Inadequate preparation for the replacement of LIBOR interest rates, including Swiss franc LIBOR, represents a key risk, according to the Swiss regulator.

The Swiss Financial Market Supervisory Authority (FINMA) has earlier today published its Risk Monitor. The report provides an overview of what FINMA believes are the most important risks currently facing supervised institutions and describes the resulting focus of its supervisory activity. Among the main risks, according to the regulator, are those related to the discontinuation of LIBOR.
LIBOR benchmark interest rates continue to be widely used in financial instruments, FINMA notes. Inadequate preparation for the replacement of LIBOR interest rates (envisaged by the end of 2021), including Swiss franc LIBOR, hence represents a key risk.
FINMA has identified three specific risks in connection with the replacement of LIBOR interest rates: legal risk, valuation risk and risks in connection with operational readiness.

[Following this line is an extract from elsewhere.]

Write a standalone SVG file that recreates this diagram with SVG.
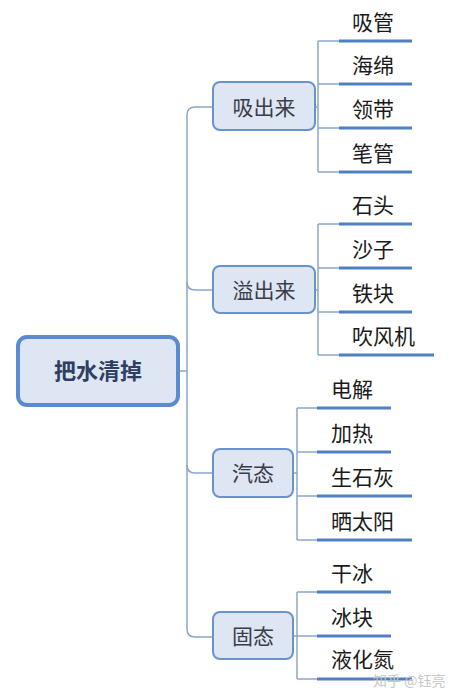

  • The legal risks arise in particular from adjustments that may be needed to any agreements or contracts based on LIBOR interest rates which expire after the date on which these rates are replaced, as well as from potential legal disputes with clients that may ensue as a result.
  • Valuation risks stem from the changeover from LIBOR interest rates to alternative interest rates and the associated yield curves combined with the high volumes in the derivatives and credit area.
  • Operational readiness is a further important issue. Put otherwise, systems and processes must be able to deal with the entire end-to-end value chain for all products that rely on alternative benchmark interest rates.
  • The consequences of LIBOR replacement without proper preparation in the marketplace could be far-reaching. Discussions with banks and auditors have shown that the discontinuation of LIBOR will have major impact on supervised institutions due to the high transaction volumes involved and the wide-ranging technical interlinkages.
    Moreover, analysis based on institutions’ FINMA-mandated self-assessments show that the majority of banks are still well behind schedule in their efforts to prepare for the replacement of LIBOR. Last but not least, despite some progress, there has been limited adoption of alternative benchmark interest rates so far.
    The smooth shift away from LIBOR remains among the key priorities for UK regulators too. In a recent speech, Edwin Schooling Latter, Director of Markets and Wholesale Policy at the UK Financial Conduct Authority (FCA), outlined the next steps in transitioning away from LIBOR.
    At this stage, Mr Latter admitted, the FCA does not know precisely how the LIBOR ‘end-game’ will play out. It may be that for all 35 LIBOR currency-tenor pairs a final cessation date can be announced comfortably in advance, and transition away from each of these rates can be substantially completed in an orderly manner before then.
    The FCA has warned that firms must not assume LIBOR will continue beyond end-2021 even if transition is not substantially complete.